Monday, February 21, 2005

Mainsz to shut down during POTUS' visit
Bush security not setting up warm welcome
By Tom Goeller
The Washington Times
From the World Section

BERLIN -- Hopes of opening a new chapter in trans-Atlantic relations are clashing with security needs ahead of President Bush's visit this week to Germany, where many citizens are angry about plans to shut down highways, businesses and schools.
American security forces seem to have taken over the cities of Mainz and nearby Wiesbaden in preparation for the president's visit on Wednesday, local press reports, with snipers on rooftops, jet fighters on high alert and Secret Service agents everywhere.
The security plans, the most intensive ever seen in Germany, call for the closure of four interstate highways and shipping channels in the Rhine River, which runs through Mainz, as well as delays in train schedules.

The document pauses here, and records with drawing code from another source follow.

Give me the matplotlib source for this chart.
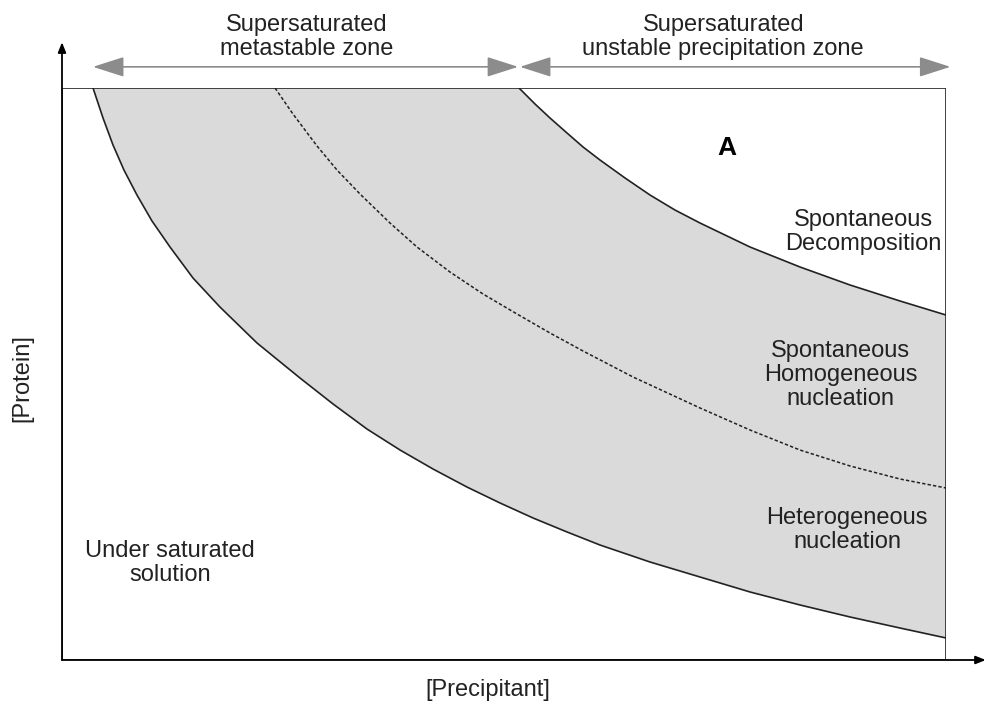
import matplotlib.pyplot as plt
from matplotlib.patches import FancyArrowPatch, Rectangle

# phase diagram curves ([Precipitant] 0-100, [Protein] 0-100)
solubility_x = [3.51, 4.64, 5.77, 7.01, 8.48, 10.18, 12.22, 14.82, 17.87, 22.06,
                26.92, 30.66, 34.50, 38.24, 41.97, 45.81, 49.55, 53.28, 57.13,
                60.86, 66.52, 72.17, 77.83, 83.48, 89.14, 94.80, 100.0]
solubility_y = [100.0, 94.76, 90.03, 85.66, 81.29, 76.75, 72.20, 66.78, 61.71, 55.42,
                49.30, 44.76, 40.38, 36.71, 33.39, 30.24, 27.45, 24.83, 22.38,
                20.10, 17.13, 14.51, 11.89, 9.62, 7.52, 5.59, 3.85]

nucleation_x = [24.10, 26.13, 28.85, 31.11, 33.71, 37.10, 40.16, 43.89, 47.62, 51.47,
                55.20, 58.94, 64.59, 72.17, 77.83, 83.48, 89.14, 94.80, 100.0]
nucleation_y = [100.0, 95.45, 89.86, 85.66, 81.47, 76.40, 72.20, 67.83, 63.99, 60.49,
                57.17, 54.02, 49.48, 44.06, 40.21, 36.71, 33.92, 31.64, 30.07]

precip_x = [51.70, 53.51, 55.20, 57.13, 58.94, 60.86, 63.69, 66.52, 69.34, 72.17,
            77.83, 83.48, 89.14, 94.80, 100.0]
precip_y = [100.0, 97.20, 94.76, 92.13, 89.69, 87.41, 84.27, 81.29, 78.67, 76.40,
            72.20, 68.71, 65.56, 62.76, 60.31]

zone_labels = ["Supersaturated\nmetastable zone",
               "Supersaturated\nunstable precipitation zone"]
region_labels = ["Spontaneous\nDecomposition",
                 "Spontaneous\nHomogeneous\nnucleation",
                 "Heterogeneous\nnucleation",
                 "Under saturated\nsolution"]

plt.rcParams['font.family'] = ['Liberation Sans', 'DejaVu Sans']
txt = '#222222'
fs = 17

fig = plt.figure(figsize=(9.84, 7.08), dpi=100)
ax = fig.add_axes([0.063, 0.0678, 0.8984, 0.8079])
ax.set_xlim(0, 100)
ax.set_ylim(0, 100)
ax.axis('off')

# grey band: solubility curve -> right edge -> precipitation curve -> top edge
band_x = solubility_x + precip_x[::-1]
band_y = solubility_y + precip_y[::-1]
ax.fill(band_x, band_y, color='#dadada', lw=0)

ax.plot(solubility_x, solubility_y, color='#222222', lw=1.2)
ax.plot(precip_x, precip_y, color='#222222', lw=1.2)
ax.plot(nucleation_x, nucleation_y, color='#222222', lw=1.1, dashes=(2.2, 1.4))

ax.add_patch(Rectangle((0, 0), 100, 100, fill=False, ec='#333333', lw=1.3))

# axis arrows
for end in [(0, 108.0), (104.5, 0)]:
    ax.annotate('', xy=end, xytext=(0, 0), annotation_clip=False,
                arrowprops=dict(arrowstyle='-|>,head_length=0.5,head_width=0.2',
                                color='black', lw=1.3, mutation_scale=12,
                                shrinkA=0, shrinkB=0))

# zone arrows on top
for x0, x1 in [(3.5, 51.6), (51.8, 100.5)]:
    ax.add_patch(FancyArrowPatch((x0, 103.7), (x1, 103.7),
                                 arrowstyle='<|-|>,head_length=0.97,head_width=0.31',
                                 mutation_scale=20, color='#8c8c8c', lw=1.2,
                                 shrinkA=0, shrinkB=0, clip_on=False))

ax.text(27.7, 108.9, zone_labels[0], ha='center', va='center', fontsize=fs,
        color=txt, linespacing=1.15, clip_on=False)
ax.text(74.8, 108.9, zone_labels[1], ha='center', va='center', fontsize=fs,
        color=txt, linespacing=1.15, clip_on=False)

ax.text(75.2, 89.5, 'A', ha='center', va='center', fontsize=19, fontweight='bold', color='black')
ax.text(90.7, 74.8, region_labels[0], ha='center', va='center', fontsize=fs,
        color=txt, linespacing=1.1)
ax.text(88.1, 49.8, region_labels[1], ha='center', va='center', fontsize=fs,
        color=txt, linespacing=1.1)
ax.text(88.8, 22.7, region_labels[2], ha='center', va='center', fontsize=fs,
        color=txt, linespacing=1.1)
ax.text(12.2, 17.0, region_labels[3], ha='center', va='center', fontsize=fs,
        color=txt, linespacing=1.1)

ax.text(-4.5, 49.3, '[Protein]', ha='center', va='center', rotation=90,
        fontsize=fs, color=txt, clip_on=False)
ax.text(48.2, -5.2, '[Precipitant]', ha='center', va='center',
        fontsize=fs, color=txt, clip_on=False)

fig.savefig('out.png', dpi=100, facecolor='white')
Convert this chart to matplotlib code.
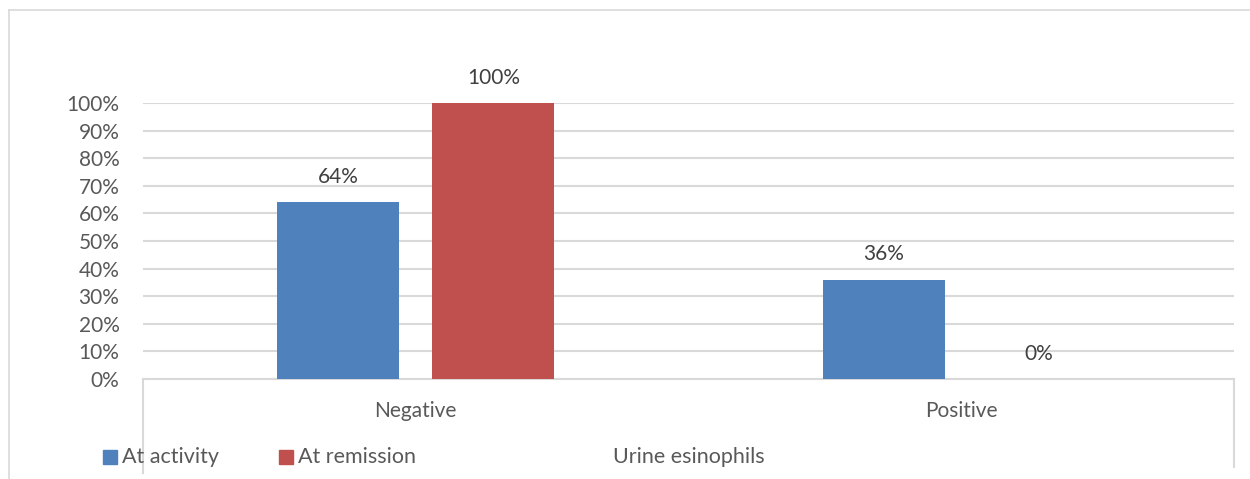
import numpy as np
import matplotlib
matplotlib.use("Agg")
import matplotlib.pyplot as plt
from matplotlib.patches import Rectangle
from matplotlib.lines import Line2D

# urine eosinophils, share of patients per group
categories = ["Negative", "Positive"]
series_names = ["At activity", "At remission"]
at_activity = [64, 36]
at_remission = [100, 0]
yticks = [0, 10, 20, 30, 40, 50, 60, 70, 80, 90, 100]

blue = "#4F81BD"
red = "#C0504D"
grid_col = "#D9D9D9"
text_col = "#595959"

plt.rcParams["font.family"] = ["Lato", "DejaVu Sans"]

W, H = 1250, 479
fig = plt.figure(figsize=(W / 100, H / 100), dpi=100)

# outer chart frame (runs off the right and bottom edges)
fig.add_artist(Line2D([9 / W, 9 / W], [0, 1 - 10 / H], color=grid_col, lw=1.2))
fig.add_artist(Line2D([9 / W, 1], [1 - 10 / H, 1 - 10 / H], color=grid_col, lw=1.2))

ax = fig.add_axes([143 / W, 1 - 379 / H, (1234 - 143) / W, (379 - 103) / H])

x = np.arange(len(categories))
bw = 0.224
gap = 33 / 545.5
b1 = ax.bar(x - (bw + gap) / 2, at_activity, bw, color=blue, zorder=3)
b2 = ax.bar(x + (bw + gap) / 2, at_remission, bw, color=red, zorder=3)

for bars, vals in [(b1, at_activity), (b2, at_remission)]:
    for rect, v in zip(bars, vals):
        ax.annotate(f"{v}%", (rect.get_x() + rect.get_width() / 2, v),
                    xytext=(0, 11), textcoords="offset points",
                    ha="center", va="bottom", fontsize=15, color="#404040")

ax.set_xlim(-0.5, 1.5)
ax.set_ylim(0, 100)
ax.set_yticks(yticks)
ax.set_yticklabels([f"{t}%" for t in yticks])
ax.yaxis.grid(True, color=grid_col, lw=1.5, zorder=0)
ax.set_xticks(x)
ax.set_xticklabels(categories)
ax.tick_params(axis="y", length=0, pad=17, labelsize=15, labelcolor=text_col)
ax.tick_params(axis="x", length=0, pad=16, labelsize=15, labelcolor=text_col)
for s in ["top", "right", "left"]:
    ax.spines[s].set_visible(False)
ax.spines["bottom"].set_color(grid_col)
ax.spines["bottom"].set_linewidth(1.5)

# category axis box sides
ax.plot([0, 0], [0, -0.34], transform=ax.transAxes, color=grid_col, lw=1.5, clip_on=False)
ax.plot([1, 1], [0, -0.32], transform=ax.transAxes, color=grid_col, lw=1.5, clip_on=False)

# legend and axis title along the bottom
ly = 1 - 457 / H
for xs, col, name in [(103, blue, series_names[0]), (279, red, series_names[1])]:
    fig.add_artist(Rectangle((xs / W, ly - 7 / H), 14 / W, 14 / H,
                             transform=fig.transFigure, color=col))
    fig.text((xs + 19) / W, ly, name, ha="left", va="center",
             fontsize=15.5, color=text_col)
fig.text(689 / W, ly, "Urine esinophils", ha="center", va="center",
         fontsize=15.5, color=text_col)

fig.savefig("out.png", dpi=100)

All schools in the area will be closed, but students will have no chance to watch the arrival of Mr. Bush because all balconies along his way through the city are ordered to be empty and all windows must be closed and darkened.
About 1,200 residents who live near a conference center where Mr. Bush will visit with Chancellor Gerhard Schroeder will have to pass through tight security checks to get to their homes.
Businesses are expected to operate with skeleton staffs or, like the State Bank of Rhineland-Palatinate, close completely. The central hospital will be closed for patients, and its emergency room reserved in case it is needed for Mr. Bush.
"Shall I be sitting all day long in the dark, only because Mr. Bush is driving by?" complained resident Maria-Luise Fuchs in the local newspaper Wiesbadener Kurier.
The extreme measures have prompted a sort of triumphal boasting by anti-American protesters who turned out in force when Mr. Bush visited the German capital of Berlin in May 2002.
"He doesn't dare to visit Berlin again," says a posting on the Web site Bushinmainz.de, which is being used to organize protests during this week's visit.